_Request:_ Restate the data exactly as given and keep the pictures out.

_Collected data:_
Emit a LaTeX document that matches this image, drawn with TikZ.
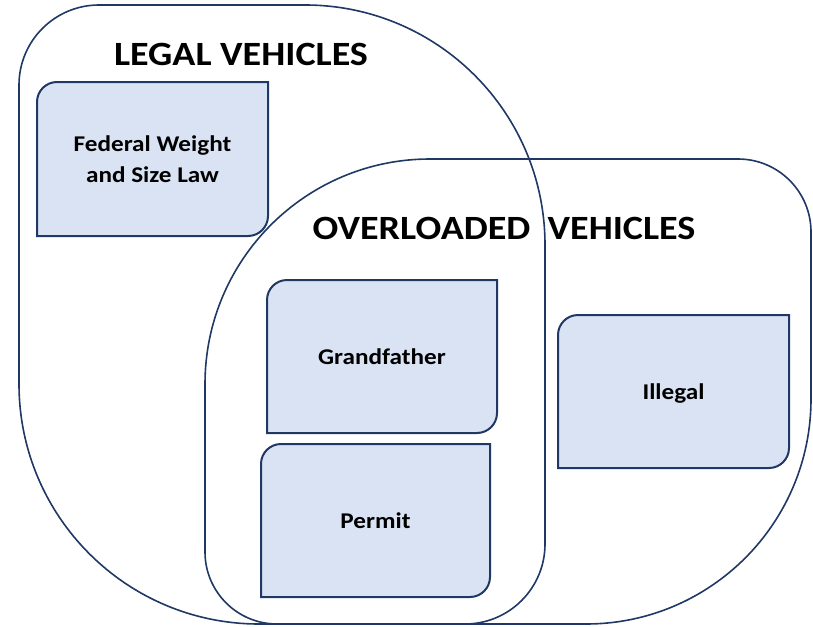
\documentclass[tikz,border=0pt]{standalone}
\usepackage{fontspec}
\setmainfont{Carlito}[FakeStretch=1.12]
\usepackage{tikz}
\usepackage{xcolor}
\definecolor{setline}{HTML}{203864}
\definecolor{boxfill}{HTML}{DAE3F3}
\definecolor{boxline}{HTML}{1F3864}
\tikzset{
    set-outline/.style = {draw=setline, line width=1.6pt},
    set-title/.style = {anchor=base, inner sep=0pt, font=\fontsize{34}{40}\selectfont\bfseries},
    law-box/.style = {draw=boxline, fill=boxfill, line width=2pt},
    law-box-text/.style = {align=center, text depth=0pt, font=\fontsize{22.5}{31}\selectfont\bfseries},
}
\newcommand{\lawbox}[6]{%
    \filldraw[law-box] (#2+20,#3) -- (#4,#3) -- (#4,#5-20) arc[start angle=0, end angle=90, radius=20]
        -- (#2,#5) -- (#2,#3+20) arc[start angle=180, end angle=270, radius=20] -- cycle;
    \node[law-box-text] (#1) at ({(#2+#4)/2},{(#3+#5)/2}) {#6};
}

\begin{document}
\begin{tikzpicture}[x=1pt, y=-1pt]
\useasboundingbox (0,0) rectangle (813,626);
\draw[set-outline] (99,5) -- (305,5) arc[start angle=270, end angle=360, radius=240]
    -- (545,544) arc[start angle=0, end angle=90, radius=80]
    -- (259,624) arc[start angle=90, end angle=180, radius=240]
    -- (19,85) arc[start angle=180, end angle=270, radius=80] -- cycle;
\draw[set-outline] (430,159) -- (738,159) arc[start angle=270, end angle=360, radius=73]
    -- (811,399) arc[start angle=0, end angle=90, radius=225]
    -- (277,624) arc[start angle=90, end angle=180, radius=72]
    -- (205,384) arc[start angle=180, end angle=270, radius=225] -- cycle;
\node[set-title] (legal-title) at (241,65) {LEGAL VEHICLES};
\node[set-title] (overloaded-title) at (504,239) {OVERLOADED\ \ VEHICLES};
\lawbox{federal}{37}{82}{268}{236}{Federal Weight\\and Size Law}
\lawbox{grandfather}{267}{280}{497}{433}{Grandfather}
\lawbox{permit}{261}{444}{490}{597}{Permit}
\lawbox{illegal}{558}{315}{789}{468}{Illegal}
\end{tikzpicture}
\end{document}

_Result of the exercise:_
Emit a LaTeX document that matches this image, drawn with TikZ.
\documentclass[tikz,border=0pt]{standalone}
\usepackage{fontspec}
\setmainfont{Carlito}[FakeStretch=1.12]
\usepackage{tikz}
\usepackage{xcolor}
\definecolor{setline}{HTML}{203864}
\definecolor{boxfill}{HTML}{DAE3F3}
\definecolor{boxline}{HTML}{1F3864}
\tikzset{
    set-outline/.style = {draw=setline, line width=1.6pt},
    set-title/.style = {anchor=base, inner sep=0pt, font=\fontsize{34}{40}\selectfont\bfseries},
    law-box/.style = {draw=boxline, fill=boxfill, line width=2pt},
    law-box-text/.style = {align=center, text depth=0pt, font=\fontsize{22.5}{31}\selectfont\bfseries},
}
\newcommand{\lawbox}[6]{%
    \filldraw[law-box] (#2+20,#3) -- (#4,#3) -- (#4,#5-20) arc[start angle=0, end angle=90, radius=20]
        -- (#2,#5) -- (#2,#3+20) arc[start angle=180, end angle=270, radius=20] -- cycle;
    \node[law-box-text] (#1) at ({(#2+#4)/2},{(#3+#5)/2}) {#6};
}

\begin{document}
\begin{tikzpicture}[x=1pt, y=-1pt]
\useasboundingbox (0,0) rectangle (813,626);
\draw[set-outline] (99,5) -- (305,5) arc[start angle=270, end angle=360, radius=240]
    -- (545,544) arc[start angle=0, end angle=90, radius=80]
    -- (259,624) arc[start angle=90, end angle=180, radius=240]
    -- (19,85) arc[start angle=180, end angle=270, radius=80] -- cycle;
\draw[set-outline] (430,159) -- (738,159) arc[start angle=270, end angle=360, radius=73]
    -- (811,399) arc[start angle=0, end angle=90, radius=225]
    -- (277,624) arc[start angle=90, end angle=180, radius=72]
    -- (205,384) arc[start angle=180, end angle=270, radius=225] -- cycle;
\node[set-title] (legal-title) at (241,65) {LEGAL VEHICLES};
\node[set-title] (overloaded-title) at (504,239) {OVERLOADED\ \ VEHICLES};
\lawbox{federal}{37}{82}{268}{236}{Federal Weight\\and Size Law}
\lawbox{grandfather}{267}{280}{497}{433}{Grandfather}
\lawbox{permit}{261}{444}{490}{597}{Permit}
\lawbox{illegal}{558}{315}{789}{468}{Illegal}
\end{tikzpicture}
\end{document}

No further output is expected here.